Potential Roadmap for Vietnam to Achieve Net Zero by 2050

9:18:23 AM | 6/3/2024

At the United Nations Climate Change Conference (COP26) in Glasgow in 2021, Prime Minister Pham Minh Chinh pledged to phase out coal-fired power by 2040 and achieve net zero emissions by 2050.

In its National Strategy on Climate Change, Vietnam has set targets for emissions reduction. The country aims to cut greenhouse gas emissions by 43.5% by 2030, with practical and effective support from the international community. Additionally, Vietnam has established sector-specific emissions targets for both 2030 and 2050, along with qualitative proposals to achieve these goals.

Risks from climate change

According to research by McKinsey, one of the three largest strategic consulting companies in the world, Vietnam is more exposed to climate risks than any other country in the world and is in the top five countries most affected by climate change.

First, the physical risks created by climate change can have a huge impact on urban areas. For example, the scenario of a sea level rise of 1.8 meters could submerge 66% of Ho Chi Minh City, creating the risk of power outages and closing traffic routes.

Second, Vietnam has a high proportion of GDP from high-carbon sectors and the majority of its capital is tied to fossil fuel-based energy. Therefore, Vietnam has had difficulty attracting financial resources for coal-fired thermal power plants as planned. Therefore, emissions reduction is necessary for Vietnam to minimize physical and economic risks.

Dr. Luong Quang Huy, Head of the Department of Greenhouse Gas Emission Mitigation and Ozone Layer Protection, Department of Climate Change - Ministry of Natural Resources and Environment, said businesses had many advantages for green transformation. Positive customer perception and demand, along with international trade commitments in new-generation free trade agreements (FTAs), are driving the transformation. New markets are increasingly seeking environmentally friendly products with low emissions. However, businesses face challenges due to unsynchronized policies, ineffective production practices, and lack of support for environmental goods and services. Implementing a circular economy requires more resources, and awareness of greenhouse gas inventory and emission reduction remains limited.

Green transformation solutions

According to Mr. Nguyen Tien Huy, Director of the Business Office for Sustainable Development, one of the key priorities for the Vietnam Business Council for Sustainable Development (VBCSD - VCCI) is the establishment and operation of working groups focused on Green Transformation, ESG (Environmental, Social and Governance), and Green Finance. These working groups aim to further propagate sustainable business models and provide valuable policy recommendations to enhance the legal framework supporting sustainable business development.

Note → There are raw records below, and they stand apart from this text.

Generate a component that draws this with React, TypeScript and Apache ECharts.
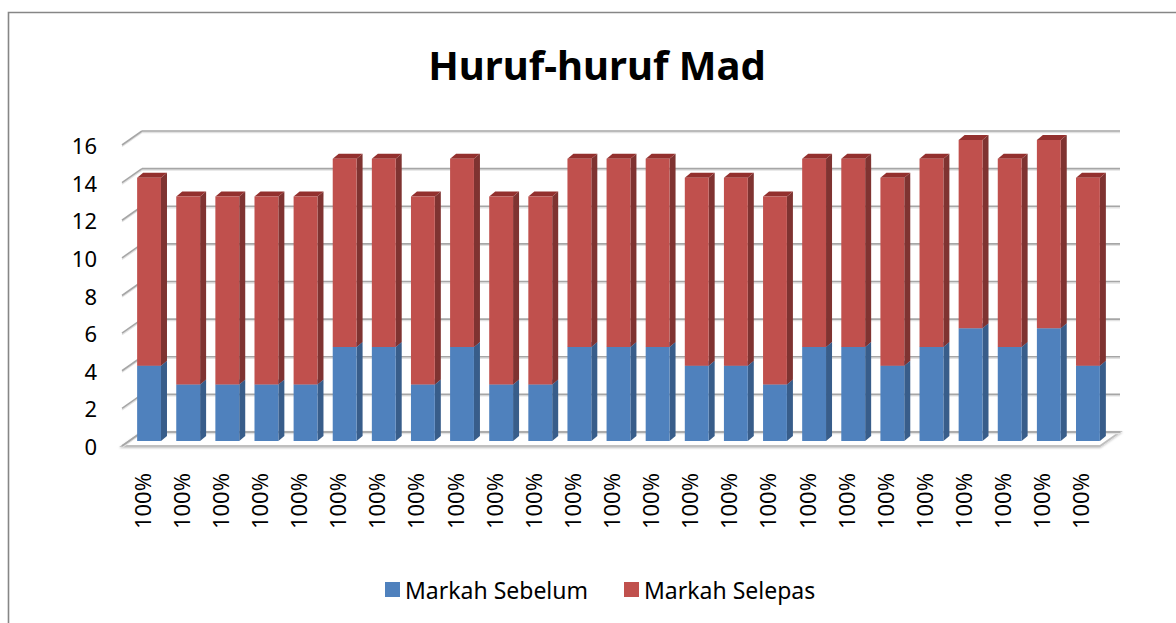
import React, { useEffect, useRef } from "react";
import * as echarts from "echarts";

const categories = [
  "100%", "100%", "100%", "100%", "100%", "100%", "100%", "100%", "100%", "100%",
  "100%", "100%", "100%", "100%", "100%", "100%", "100%", "100%", "100%", "100%",
  "100%", "100%", "100%", "100%", "100%",
];
const markahSebelum = [4, 3, 3, 3, 3, 5, 5, 3, 5, 3, 3, 5, 5, 5, 4, 4, 3, 5, 5, 4, 5, 6, 5, 6, 4];
const markahSelepas = [10, 10, 10, 10, 10, 10, 10, 10, 10, 10, 10, 10, 10, 10, 10, 10, 10, 10, 10, 10, 10, 10, 10, 10, 10];
const yTicks = [0, 2, 4, 6, 8, 10, 12, 14, 16];

const FONT = '"Noto Sans", "Open Sans", sans-serif';
// wall depth offsets (front plane -> back wall)
const WDX = 20;
const WDY = -14;
// bar front face offset from front plane, bar depth
const BOX = 7.5;
const BOY = -5;
const BDX = 6;
const BDY = -5;
const BAR_RATIO = 0.61;

function prism(front: string, side: string, top: string) {
  return (params: any, api: any) => {
    const i = api.value(0);
    const lo = api.value(1);
    const hi = api.value(2);
    const a = api.coord([i, lo]);
    const b = api.coord([i, hi]);
    const w = api.size([1, 0])[0] * BAR_RATIO;
    const x0 = a[0] - w / 2 + BOX;
    const x1 = x0 + w;
    const yb = a[1] + BOY;
    const yt = b[1] + BOY;
    return {
      type: "group",
      children: [
        {
          type: "polygon",
          shape: { points: [[x1, yb], [x1 + BDX, yb + BDY], [x1 + BDX, yt + BDY], [x1, yt]] },
          style: { fill: side },
        },
        {
          type: "polygon",
          shape: { points: [[x0, yt], [x1, yt], [x1 + BDX, yt + BDY], [x0 + BDX, yt + BDY]] },
          style: { fill: top },
        },
        {
          type: "rect",
          shape: { x: x0, y: yt, width: w, height: yb - yt },
          style: { fill: front },
        },
      ],
    };
  };
}

function walls(params: any, api: any) {
  const cs = params.coordSys;
  const v = api.value(1);
  const y = api.coord([0, v])[1];
  const xl = cs.x;
  const xr = cs.x + cs.width;
  const lineStyle = { stroke: "#A6A6A6", lineWidth: 1.6 };
  const shadowStyle = { stroke: "#E2E2E2", lineWidth: 1.4 };
  const children: any[] = [
    { type: "line", shape: { x1: xl + WDX, y1: y + WDY + 1.5, x2: xr + WDX, y2: y + WDY + 1.5 }, style: shadowStyle },
    { type: "line", shape: { x1: xl + WDX, y1: y + WDY, x2: xr + WDX, y2: y + WDY }, style: lineStyle },
    { type: "line", shape: { x1: xl, y1: y + 1.5, x2: xl + WDX, y2: y + WDY + 1.5 }, style: shadowStyle },
    { type: "line", shape: { x1: xl, y1: y, x2: xl + WDX, y2: y + WDY }, style: lineStyle },
  ];
  if (v === 0) {
    children.unshift({
      type: "polygon",
      shape: { points: [[xl, y], [xr, y], [xr + WDX, y + WDY], [xl + WDX, y + WDY]] },
      style: { fill: "#FFFFFF", stroke: "#BFBFBF", lineWidth: 1.8, shadowBlur: 2, shadowColor: "rgba(0,0,0,0.25)", shadowOffsetY: 1 },
    });
  }
  return { type: "group", children };
}

export default function App() {
  const ref = useRef<HTMLDivElement>(null);
  useEffect(() => {
    if (!ref.current) return;
    const chart = echarts.init(ref.current, null, { renderer: "svg" });
    const sebelumData = markahSebelum.map((v, i) => [i, 0, v]);
    const selepasData = markahSelepas.map((v, i) => [i, markahSebelum[i], markahSebelum[i] + v]);
    chart.setOption({
      animation: false,
      backgroundColor: "#FFFFFF",
      graphic: [
        {
          type: "rect",
          z: -10,
          shape: { x: 8.5, y: 12.5, width: 1400, height: 1000 },
          style: { fill: "none", stroke: "#868686", lineWidth: 1.6 },
        },
        {
          type: "text",
          x: 597,
          y: 64,
          style: {
            text: "Huruf-huruf Mad",
            fontFamily: FONT,
            fontWeight: "bold",
            fontSize: 40,
            fill: "#000000",
            align: "center",
            verticalAlign: "middle",
          },
        },
      ],
      legend: {
        data: ["Markah Sebelum", "Markah Selepas"],
        left: 380,
        top: 573,
        icon: "rect",
        itemWidth: 15,
        itemHeight: 15,
        itemGap: 36,
        textStyle: { fontFamily: FONT, fontSize: 23, color: "#000000", padding: [0, 0, 0, 0] },
        selectedMode: false,
      },
      grid: { left: 122, right: 76, top: 145, bottom: 177 },
      xAxis: {
        type: "category",
        data: categories,
        axisLine: { show: false },
        axisTick: { show: false },
        axisLabel: { interval: 0, rotate: 90, margin: 27, fontSize: 22, fontFamily: FONT, color: "#000000" },
      },
      yAxis: {
        type: "value",
        min: 0,
        max: 16,
        interval: 2,
        axisLine: { show: false },
        axisTick: { show: false },
        splitLine: { show: false },
        axisLabel: { margin: 25, fontSize: 22, fontFamily: FONT, color: "#000000" },
      },
      series: [
        {
          type: "custom",
          silent: true,
          z: 1,
          renderItem: walls,
          data: yTicks.map((v) => [0, v]),
          encode: { x: 0, y: 1 },
        },
        {
          name: "Markah Sebelum",
          type: "custom",
          z: 2,
          itemStyle: { color: "#4F81BD" },
          renderItem: prism("#4F81BD", "#385D8A", "#5A8AC4"),
          data: sebelumData,
          encode: { x: 0, y: [1, 2] },
        },
        {
          name: "Markah Selepas",
          type: "custom",
          z: 3,
          itemStyle: { color: "#C0504D" },
          renderItem: prism("#C0504D", "#7F3331", "#93302E"),
          data: selepasData,
          encode: { x: 0, y: [1, 2] },
        },
      ],
    });
    return () => chart.dispose();
  }, []);
  return (
    <div
      ref={ref}
      style={{ position: "absolute", left: 0, top: 0, width: 1176, height: 623, background: "#FFFFFF" }}
    />
  );
}
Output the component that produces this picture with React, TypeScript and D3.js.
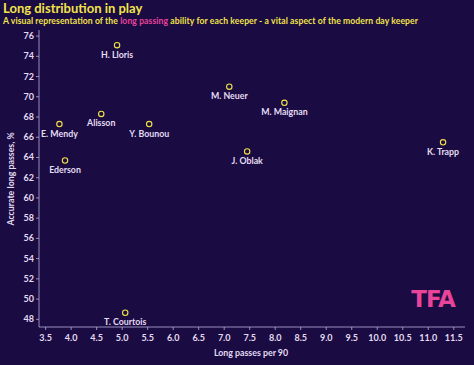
import React from "react";
import * as d3 from "d3";

const keepers = ["H. Lloris", "M. Neuer", "M. Maignan", "Alisson", "E. Mendy", "Y. Bounou", "Ederson", "J. Oblak", "K. Trapp", "T. Courtois"];
const longPassesPer90 = [4.9, 7.1, 8.18, 4.59, 3.77, 5.53, 3.88, 7.45, 11.29, 5.06];
const accuracyPct = [75.1, 71.0, 69.4, 68.3, 67.3, 67.3, 63.7, 64.6, 65.5, 48.65];
const xTicks = [3.5, 4, 4.5, 5, 5.5, 6, 6.5, 7, 7.5, 8, 8.5, 9, 9.5, 10, 10.5, 11, 11.5];
const yTicks = [48, 50, 52, 54, 56, 58, 60, 62, 64, 66, 68, 70, 72, 74, 76];

const W = 474, H = 365;
const BG = "#1a0b42";
const YELLOW = "#f2e34a";
const PINK = "#e8449a";
const TEXT = "#e4dcf2";
const AXIS = "#b9aedb";
const FONT = "Lato, 'Open Sans', sans-serif";

export default function App() {
  const x = d3.scaleLinear().domain([3.37, 11.72]).range([39, 465]);
  const y = d3.scaleLinear().domain([47.24, 76.6]).range([327, 30]);
  return (
    <svg width={W} height={H} style={{ position: "absolute", left: 0, top: 0, display: "block" }} fontFamily={FONT}>
      <rect width={W} height={H} fill={BG} />
      <text x={3} y={13} fill={YELLOW} fontSize={13} fontWeight={700}>Long distribution in play</text>
      <text x={3} y={23.5} fill={YELLOW} fontSize={8.6} fontWeight={700} textLength={415} lengthAdjust="spacing">
        A visual representation of the <tspan fill={PINK}>long passing</tspan> ability for each keeper -  a vital aspect of the modern day keeper
      </text>
      <line x1={39} x2={39} y1={y.range()[1]} y2={327} stroke={AXIS} strokeWidth={0.8} />
      <line x1={39} x2={465} y1={327} y2={327} stroke={AXIS} strokeWidth={0.8} />
      {yTicks.map((t) => (
        <g key={"y" + t}>
          <line x1={36} x2={39} y1={y(t)} y2={y(t)} stroke={AXIS} strokeWidth={0.8} />
          <text x={34} y={y(t) + 3} textAnchor="end" fill={TEXT} fontSize={9} fontWeight={700}>{t}</text>
        </g>
      ))}
      {xTicks.map((t) => (
        <g key={"x" + t}>
          <line x1={x(t)} x2={x(t)} y1={327} y2={330} stroke={AXIS} strokeWidth={0.8} />
          <text x={x(t)} y={340.5} textAnchor="middle" fill={TEXT} fontSize={9} fontWeight={700}>{t.toFixed(1)}</text>
        </g>
      ))}
      <text x={251} y={356} textAnchor="middle" fill={TEXT} fontSize={8.8} fontWeight={700}>Long passes per 90</text>
      <text transform={`translate(14,179) rotate(-90)`} textAnchor="middle" fill={TEXT} fontSize={8.8} fontWeight={700}>Accurate long passes, %</text>
      {keepers.map((k, i) => (
        <g key={k}>
          <circle cx={x(longPassesPer90[i])} cy={y(accuracyPct[i])} r={2.7} fill="none" stroke={YELLOW} strokeWidth={1.1} />
          <text x={x(longPassesPer90[i])} y={y(accuracyPct[i]) + 12.5} textAnchor="middle" fill={TEXT} fontSize={8.8} fontWeight={700}>{k}</text>
        </g>
      ))}
      <text x={433} y={306.5} textAnchor="middle" fill={PINK} fontSize={23} fontWeight={900} fontFamily="'DejaVu Sans', sans-serif" letterSpacing={-1}>TFA</text>
    </svg>
  );
}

Coca-Cola Vietnam is actively combating climate change through various initiatives. These include operating sustainable factory models, participating in natural and semi-natural projects (such as preserving Tram Chim National Park and restoring mangrove forests), and storing floodwater in the Mekong Delta. The company is committed to achieving a ‘world without waste’ by using 100% recyclable packaging by 2025, incorporating at least 50% recycled materials in packaging by 2030, and ensuring 100% collection and recycling of bottles and cans sold by 2030. Additionally, Coca-Cola coordinates training on greenhouse gas inventory and emission reduction for its value chain partners in Vietnam.

McKinsey's research also shows a suitable roadmap to eliminate coal-fired power by 2040 and achieve net zero carbon emissions by 2050 by taking advantage of opportunities in industries, especially electricity. Vietnam has a special advantage compared to other countries in ASEAN with the potential to produce renewable energy. To achieve the target of net zero, Vietnam will need to redirect most of its energy to wind and solar power, ensuring that by 2050 the installed wind power capacity reaches about 150 GW (mostly offshore wind power) and solar power about 70 GW. The remaining capacity needs to be largely converted to hydropower, and coal power will be eliminated by 2030.

To achieve the Net Zero target, the private sector must invest in emission-reducing solutions. Construction and real estate companies can leverage their expertise to develop renewable energy projects. Additionally, industries with high demand for green steel have seen the establishment of green steel factories by leading producers.

In particular, Vietnamese transportation companies have the opportunity to emulate pioneers in the industry, ranging from large enterprises like VinFast to nimble startups like Dat Bike. By doing so, they can actively engage in the electric vehicle value chain, spanning from battery exports to charging infrastructure development.

According to McKinsey's preliminary estimates based on a net-zero roadmap model, the total investment could be around US$30 billion per year. Regarding capital financing for energy transition projects, there will be a market worth US$1.5 billion for domestic banks, which Vietnam can exploit by issuing transition financing products.